If Mala Chandrashekar stuck to a traditional approach, Ganesh-Kumaresh were in experiment mode

The auditorium was not overflowing; there was no thunderous applause for every item; there were no frequent frantic signals to the audio controls; no surprise inclusions; no overdose of swarakalpanas; no changing of flutes of different sizes. Yet, Mala Chandrasekar conveyed her musical expression and faith in tradition in no uncertain terms.

Opening with M.S. Subbulakshmi's customary ‘Om Pranavarthaya' and closing with ‘Maitreem Bhaja', Mala truly followed the celebrity's humble approach to classical music. As tradition once maintained, the harbinger of the RTP, Nalinakanti was chosen as the opening varnam of Lalgudi Jayaraman. With ‘Mahaganapathim' in Nattai with moderate rounds of swaras, the concert moved on to the exposition of Harikhambodi. Tyagaraja's ‘Sani Todi' had an extra quota of swaras with greater vivacity.

Mala's raga essays of Purvikalyani, Bhairavi and Nalinakanti carried considerable import with focus on the raga image and melody, and above all the time factor. ‘Ninnu Vina' of Syama Sastri flowed with niraval and swaras like a steady stream with no overplay. Muthuswami Dikshitar's ‘Balagopala' with the niraval and swaras on ‘Neela Neerada' showcased piety and wisdom.

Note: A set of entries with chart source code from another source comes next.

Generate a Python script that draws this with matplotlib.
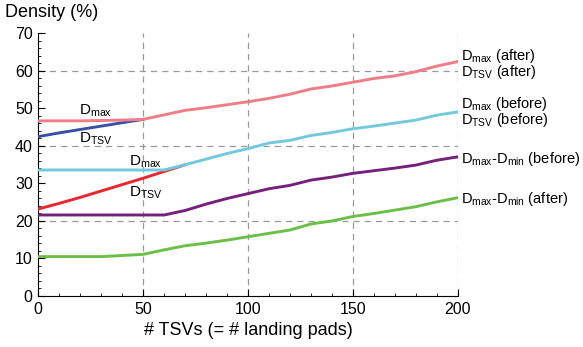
import matplotlib
matplotlib.use("Agg")
import matplotlib.pyplot as plt
from matplotlib.ticker import MultipleLocator

plt.rcParams['font.family'] = ['Liberation Sans', 'DejaVu Sans']
plt.rcParams['mathtext.fontset'] = 'custom'
plt.rcParams['mathtext.rm'] = 'Liberation Sans'
plt.rcParams['mathtext.it'] = 'Liberation Sans'

# number of TSVs
tsvs = [0, 10, 20, 30, 40, 50, 60, 70, 80, 90, 100, 110, 120, 130, 140, 150, 160, 170, 180, 190, 200]

dmax_after = [46.7, 46.7, 46.7, 46.8, 46.9, 47.1, 48.3, 49.5, 50.2, 51.0, 51.8,
              52.7, 53.8, 55.2, 56.0, 57.0, 58.0, 58.7, 59.8, 61.3, 62.5]
dtsv_after_x = [0, 10, 20, 30, 40, 50]
dtsv_after = [42.5, 43.5, 44.4, 45.3, 46.2, 47.1]

dmax_before = [33.6, 33.6, 33.6, 33.6, 33.6, 33.6, 33.6, 35.0, 36.5, 38.0, 39.3,
               40.8, 41.5, 42.8, 43.6, 44.6, 45.3, 46.1, 46.9, 48.2, 49.1]
dtsv_before_x = [0, 10, 20, 30, 40, 50, 60, 70]
dtsv_before = [23.2, 24.7, 26.3, 28.0, 29.7, 31.4, 33.2, 35.0]

spread_before = [21.6, 21.6, 21.6, 21.6, 21.6, 21.6, 21.6, 22.8, 24.5, 26.0, 27.3,
                 28.6, 29.5, 30.9, 31.7, 32.7, 33.4, 34.1, 34.9, 36.2, 37.1]
spread_after = [10.5, 10.5, 10.5, 10.5, 10.8, 11.1, 12.3, 13.4, 14.1, 14.9, 15.8,
                16.7, 17.6, 19.2, 20.0, 21.2, 22.0, 22.9, 23.8, 25.1, 26.2]

fig = plt.figure(figsize=(5.83, 3.47), dpi=100)
ax = fig.add_axes([0.0657, 0.147, 0.7194, 0.7565])

for v in [20, 40, 60]:
    ax.axhline(v, color='#999999', lw=0.9, ls=(0, (5, 4)), zorder=1)
for v in [50, 100, 150, 200]:
    ax.axvline(v, color='#999999', lw=0.9, ls=(0, (5, 4)), zorder=1)

lw = 2.1
ax.plot(dtsv_after_x, dtsv_after, color='#3a50a4', lw=lw, zorder=3)
ax.plot(tsvs, dmax_after, color='#ee7d87', lw=lw, zorder=4)
ax.plot(dtsv_before_x, dtsv_before, color='#e8262b', lw=lw, zorder=3)
ax.plot(tsvs, dmax_before, color='#72c9dc', lw=lw, zorder=4)
ax.plot(tsvs, spread_before, color='#74217c', lw=lw, zorder=3)
ax.plot(tsvs, spread_after, color='#6cbf46', lw=lw, zorder=3)

ax.set_xlim(0, 200)
ax.set_ylim(0, 70)
ax.xaxis.set_major_locator(MultipleLocator(50))
ax.xaxis.set_minor_locator(MultipleLocator(10))
ax.yaxis.set_major_locator(MultipleLocator(10))
ax.yaxis.set_minor_locator(MultipleLocator(2))
ax.tick_params(which='both', direction='in', labelsize=11.5, colors='black')
ax.tick_params(which='major', length=5, width=0.8)
ax.tick_params(which='minor', length=2.5, width=0.6)
ax.tick_params(axis='x', pad=4)
ax.tick_params(axis='y', pad=4)
for s in ['top', 'right']:
    ax.spines[s].set_visible(False)

fs = 11
ax.text(19.4, 48.3, r'$\mathrm{D_{max}}$', fontsize=fs, ha='left', va='baseline')
ax.text(19.4, 40.8, r'$\mathrm{D_{TSV}}$', fontsize=fs, ha='left', va='baseline')
ax.text(43.2, 34.9, r'$\mathrm{D_{max}}$', fontsize=fs, ha='left', va='baseline')
ax.text(43.2, 26.5, r'$\mathrm{D_{TSV}}$', fontsize=fs, ha='left', va='baseline')

rfs = 10.5
rx = 201.6
ax.text(rx, 62.9, r'$\mathrm{D_{max}}$ (after)', fontsize=rfs, va='baseline', clip_on=False)
ax.text(rx, 58.7, r'$\mathrm{D_{TSV}}$ (after)', fontsize=rfs, va='baseline', clip_on=False)
ax.text(rx, 50.05, r'$\mathrm{D_{max}}$ (before)', fontsize=rfs, va='baseline', clip_on=False)
ax.text(rx, 45.8, r'$\mathrm{D_{TSV}}$ (before)', fontsize=rfs, va='baseline', clip_on=False)
ax.text(rx, 35.5, r'$\mathrm{D_{max}}$-$\mathrm{D_{min}}$ (before)', fontsize=rfs, va='baseline', clip_on=False)
ax.text(rx, 24.7, r'$\mathrm{D_{max}}$-$\mathrm{D_{min}}$ (after)', fontsize=rfs, va='baseline', clip_on=False)

fig.text(0.009, 0.963, 'Density (%)', fontsize=13, ha='left', va='center')
ax.set_xlabel('# TSVs (= # landing pads)', fontsize=13, labelpad=4)

fig.savefig('out.png', dpi=100)
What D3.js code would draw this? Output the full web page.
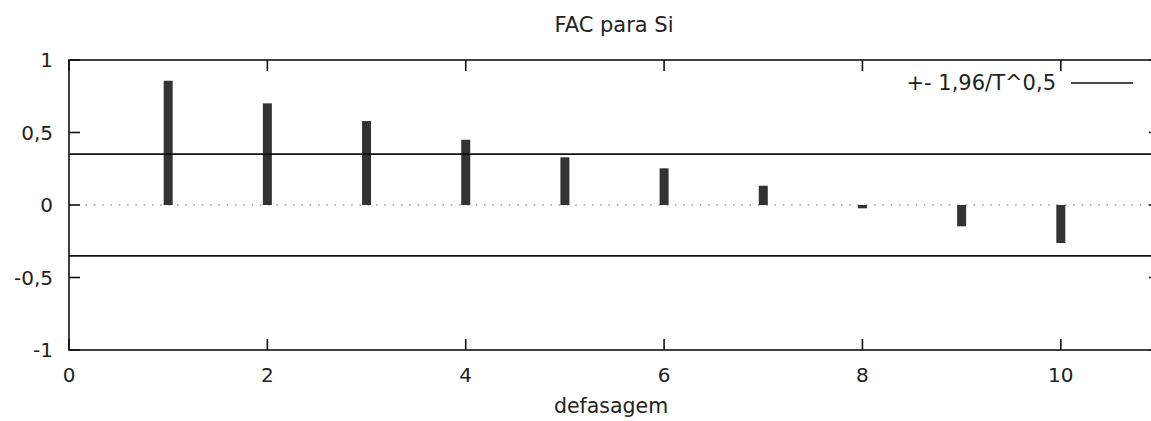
<!DOCTYPE html>
<html>
<head>
<meta charset="utf-8">
<script src="https://cdn.jsdelivr.net/npm/d3@7"></script>
<style>
  body { margin: 0; background: #fff; }
  text { font-family: "DejaVu Sans", Verdana, sans-serif; fill: #222; }
</style>
</head>
<body>
<div id="chart"></div>
<script>
const lags = [1, 2, 3, 4, 5, 6, 7, 8, 9, 10];
const acf = [0.857, 0.701, 0.579, 0.450, 0.329, 0.253, 0.133, -0.023, -0.147, -0.262];
const bound = 0.351;
const xTicks = [0, 2, 4, 6, 8, 10];
const yTicks = [-1, -0.5, 0, 0.5, 1];
const yTickLabels = ['-1', '-0,5', '0', '0,5', '1'];

const W = 1151, H = 421;
const margin = { top: 60, left: 69, bottom: 71 };
const plotH = H - margin.top - margin.bottom;

const svg = d3.select('#chart').append('svg')
  .attr('width', W).attr('height', H);

const x = d3.scaleLinear().domain([0, 11]).range([margin.left, 1160]);
const y = d3.scaleLinear().domain([-1, 1]).range([margin.top + plotH, margin.top]);

// zero line, dotted
svg.append('line')
  .attr('x1', x(0)).attr('x2', x(11))
  .attr('y1', y(0)).attr('y2', y(0))
  .attr('stroke', '#999').attr('stroke-width', 1.5)
  .attr('stroke-dasharray', '1.5,6.8');

// bars
const barW = 9;
svg.selectAll('rect.bar')
  .data(lags)
  .enter()
  .append('rect')
  .attr('class', 'bar')
  .attr('x', (d) => x(d) - barW / 2)
  .attr('y', (d, i) => y(Math.max(0, acf[i])))
  .attr('width', barW)
  .attr('height', (d, i) => Math.abs(y(acf[i]) - y(0)))
  .attr('fill', '#333');

// confidence bands
[bound, -bound].forEach((b) => {
  svg.append('line')
    .attr('x1', x(0)).attr('x2', x(11))
    .attr('y1', y(b)).attr('y2', y(b))
    .attr('stroke', '#111').attr('stroke-width', 1.6);
});

// frame
svg.append('rect')
  .attr('x', x(0)).attr('y', y(1))
  .attr('width', x(11) - x(0)).attr('height', y(-1) - y(1))
  .attr('fill', 'none').attr('stroke', '#111').attr('stroke-width', 1.6);

const tickLen = 11;
// y ticks (left and right, inward)
yTicks.forEach((t, i) => {
  svg.append('line')
    .attr('x1', x(0)).attr('x2', x(0) + tickLen)
    .attr('y1', y(t)).attr('y2', y(t))
    .attr('stroke', '#111').attr('stroke-width', 1.6);
  svg.append('line')
    .attr('x1', x(11)).attr('x2', x(11) - tickLen)
    .attr('y1', y(t)).attr('y2', y(t))
    .attr('stroke', '#111').attr('stroke-width', 1.6);
  svg.append('text')
    .attr('x', x(0) - 16).attr('y', y(t) + 7)
    .attr('text-anchor', 'end')
    .style('font-size', '20px')
    .text(yTickLabels[i]);
});

// x ticks (bottom and top, inward)
xTicks.forEach((t) => {
  svg.append('line')
    .attr('x1', x(t)).attr('x2', x(t))
    .attr('y1', y(-1)).attr('y2', y(-1) - tickLen)
    .attr('stroke', '#111').attr('stroke-width', 1.6);
  svg.append('line')
    .attr('x1', x(t)).attr('x2', x(t))
    .attr('y1', y(1)).attr('y2', y(1) + tickLen)
    .attr('stroke', '#111').attr('stroke-width', 1.6);
  svg.append('text')
    .attr('x', x(t)).attr('y', y(-1) + 32)
    .attr('text-anchor', 'middle')
    .style('font-size', '20px')
    .text(t);
});

// title and axis label
svg.append('text')
  .attr('x', 614).attr('y', 32)
  .attr('text-anchor', 'middle')
  .style('font-size', '21px')
  .text('FAC para Si');

svg.append('text')
  .attr('x', 611).attr('y', 413)
  .attr('text-anchor', 'middle')
  .style('font-size', '20.5px')
  .text('defasagem');

// legend
const legend = svg.append('g').attr('transform', 'translate(1056, 83)');
legend.append('text')
  .attr('x', 0).attr('y', 7)
  .attr('text-anchor', 'end')
  .style('font-size', '21px')
  .text('+- 1,96/T^0,5');
legend.append('line')
  .attr('x1', 15).attr('x2', 77)
  .attr('y1', 0).attr('y2', 0)
  .attr('stroke', '#111').attr('stroke-width', 1.6);
</script>
</body>
</html>
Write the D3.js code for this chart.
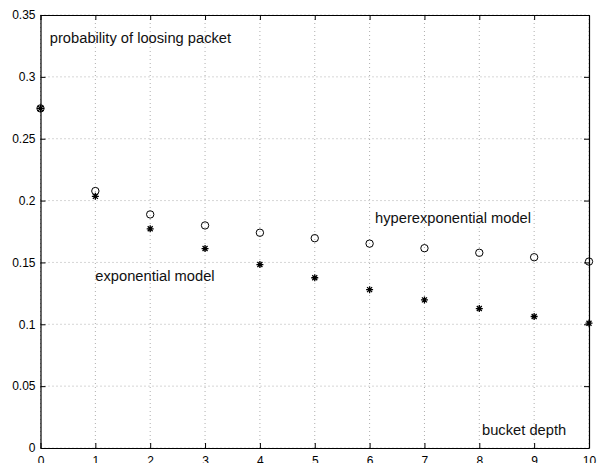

The RTP in Nalinakanti set in Adi talam two kalai started as ‘Nayaka Vinayaka' was breezy compared to these heavy weights.

The Gambiravani composition of Tyagaraja, ‘Sadamathim' and Dandapani Desikar's Saramati kriti ‘Arula Vendum' were worthy additions.

It was splendid team work with C.N. Chandrasekaran on the violin following Mala closely on her melodious excursions, while Palladam Ravi on the mridangam and Sukanya Ramgopal on the ghatam were well tuned to the sobriety of the concert. Their tani avartanam was a delectable exchange of rhythmic motifs, done with clarity and precision.

The prodigies of instrumental music have a problem; they look beyond the music the common rasika looks for. If music is considered as an expression of emotion and devotion by an ordinary rasika, these prodigies considered it an exciting experiment through the medium of the instrument.

The violin duo Ganesh and Kumaresh has mastered the violin as well as the music. The brothers could melt the listener's heart with a gamaka laden Anandabhairavi kriti ‘Manasa Guruguha Roopam' and a pristine preface of Yadukulakhambodi and a poignant ‘Hecharika Ra Ra' of Tyagaraja in all its chasteness.

Again, Thodi as the central piece and the glowing ‘Dasarathi' by Tyagaraja showed the exemplary way the siblings have mastered the instrument. The Thodi raga alapana provided melodic parleys each phrase couched in fine ornamentation of aesthetics. If the smooth glides and stimulating stopovers created a state of bliss, the intentional entry of eccentric trips made the listening disturbing at unexpected junctures.

The swara sallies between Ganesh and Kumaresh tunefully supported by Ganesh singing added extra charm to the offering.

‘Oudava Sampoorna ragas' (five notes on ascend and seven on descend) are always captivating,” said Ganesh and so they presented their own mélange of Amritavarshini and Kalyani named ‘Amrita Kalyani' as their choice for RTP.

For listeners, who always expect something ‘different' or ‘unique' at every concert of a performer, such experimental jaunts might have provided excitement.

The supporting artists V.V. Ramanamurthy and Giridar Uduppa on the mridangam and the ghatam performed with the right decibels to suit an instrumental concert.